Get Started with Online Annotation via Hypothesis

Annotation is the act of commenting and/or otherwise marking up a set of texts in order to add to your reading and/or keep track of your thinking. As an open online tool, Hypothesis adds a new dimension to your reading and note-taking, making it publicly available and therefore socially shared.

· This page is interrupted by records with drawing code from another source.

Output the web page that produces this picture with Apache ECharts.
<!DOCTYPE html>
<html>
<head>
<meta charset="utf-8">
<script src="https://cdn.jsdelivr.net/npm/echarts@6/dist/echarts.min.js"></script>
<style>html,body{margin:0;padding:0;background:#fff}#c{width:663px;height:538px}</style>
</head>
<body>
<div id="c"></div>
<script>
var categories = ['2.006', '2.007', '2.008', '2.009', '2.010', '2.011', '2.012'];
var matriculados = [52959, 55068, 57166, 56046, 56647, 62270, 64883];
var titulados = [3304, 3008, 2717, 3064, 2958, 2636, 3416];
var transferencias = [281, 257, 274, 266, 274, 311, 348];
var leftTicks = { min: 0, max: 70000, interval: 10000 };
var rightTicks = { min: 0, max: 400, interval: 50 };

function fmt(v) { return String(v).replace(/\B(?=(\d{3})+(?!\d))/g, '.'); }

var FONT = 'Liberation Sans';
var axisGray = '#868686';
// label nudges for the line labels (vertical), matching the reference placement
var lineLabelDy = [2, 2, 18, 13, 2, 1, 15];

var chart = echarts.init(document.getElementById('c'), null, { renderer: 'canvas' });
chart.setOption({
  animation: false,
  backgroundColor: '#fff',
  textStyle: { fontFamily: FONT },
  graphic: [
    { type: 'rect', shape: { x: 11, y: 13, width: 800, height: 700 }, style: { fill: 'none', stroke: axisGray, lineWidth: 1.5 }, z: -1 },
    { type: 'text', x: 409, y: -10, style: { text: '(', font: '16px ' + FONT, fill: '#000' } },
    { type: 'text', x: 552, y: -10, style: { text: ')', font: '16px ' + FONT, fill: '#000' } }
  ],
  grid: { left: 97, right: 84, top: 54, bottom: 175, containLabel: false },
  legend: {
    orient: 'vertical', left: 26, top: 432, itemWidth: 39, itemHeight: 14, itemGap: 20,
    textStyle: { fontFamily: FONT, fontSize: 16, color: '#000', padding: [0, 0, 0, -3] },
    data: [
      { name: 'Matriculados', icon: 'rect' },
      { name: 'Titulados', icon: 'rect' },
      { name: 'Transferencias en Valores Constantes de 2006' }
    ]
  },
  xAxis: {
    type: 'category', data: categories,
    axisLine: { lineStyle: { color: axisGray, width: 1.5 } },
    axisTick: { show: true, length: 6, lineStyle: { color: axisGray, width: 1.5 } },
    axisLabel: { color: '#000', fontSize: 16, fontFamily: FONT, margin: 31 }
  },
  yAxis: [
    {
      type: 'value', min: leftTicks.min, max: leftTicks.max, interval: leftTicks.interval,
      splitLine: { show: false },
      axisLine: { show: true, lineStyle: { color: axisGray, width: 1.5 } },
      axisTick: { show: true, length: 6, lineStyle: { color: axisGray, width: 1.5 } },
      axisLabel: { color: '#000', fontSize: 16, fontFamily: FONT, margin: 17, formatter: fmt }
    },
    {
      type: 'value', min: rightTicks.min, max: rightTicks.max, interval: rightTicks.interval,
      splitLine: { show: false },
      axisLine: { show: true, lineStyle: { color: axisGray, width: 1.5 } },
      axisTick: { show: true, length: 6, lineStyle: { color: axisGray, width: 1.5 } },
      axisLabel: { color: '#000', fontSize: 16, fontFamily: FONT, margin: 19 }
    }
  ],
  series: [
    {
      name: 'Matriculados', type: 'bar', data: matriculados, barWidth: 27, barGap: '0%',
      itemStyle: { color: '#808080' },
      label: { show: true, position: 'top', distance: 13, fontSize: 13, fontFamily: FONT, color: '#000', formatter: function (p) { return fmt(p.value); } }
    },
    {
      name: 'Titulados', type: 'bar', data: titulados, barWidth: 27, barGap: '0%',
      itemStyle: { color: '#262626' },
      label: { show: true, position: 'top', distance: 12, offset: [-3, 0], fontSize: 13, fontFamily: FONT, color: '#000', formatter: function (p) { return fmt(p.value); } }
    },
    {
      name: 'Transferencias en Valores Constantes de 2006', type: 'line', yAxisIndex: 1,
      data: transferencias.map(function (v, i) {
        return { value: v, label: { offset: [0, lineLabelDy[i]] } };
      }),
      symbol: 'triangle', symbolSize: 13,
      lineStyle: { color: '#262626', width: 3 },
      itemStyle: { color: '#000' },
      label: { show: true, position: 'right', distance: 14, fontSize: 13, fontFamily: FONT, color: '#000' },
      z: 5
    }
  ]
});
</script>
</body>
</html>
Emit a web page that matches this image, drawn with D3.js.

Using Hypothesis is as easy as clicking on this activated link to the texts shared below. From there you can see and read all public annotations left by others; Join/login to Hypothesis to add your own annotations. You can also use Hypothesis more regularly to annotate other online content; visit the website to learn how. There are also resources for educators for those considering using this in a course or other learning situation.

About Marginal Syllabus

Started in 2016, the Marginal Syllabus convenes and sustains conversations with educators about issues of equity in teaching, learning, and education. The project’s name, design, and learning opportunities are intentional references to interpretations of the word marginal: the Marginal Syllabus collaborates with authors whose writing is contrary, or marginal, to dominant education norms; the Marginal Syllabus hosts and curates publicly accessible conversations among educators that occur in the margins of online texts using open and collaborative web annotation; and the Marginal Syllabus supports educator collaboration via the open-source web annotation technology Hypothesis, a tool that is marginal to commercial edtech. The Marginal Syllabus is a multi-stakeholder partnership among educators, the National Writing Project, the National Council of Teachers of English, Hypothesis, authors and publishers of scholarship, and educational researchers.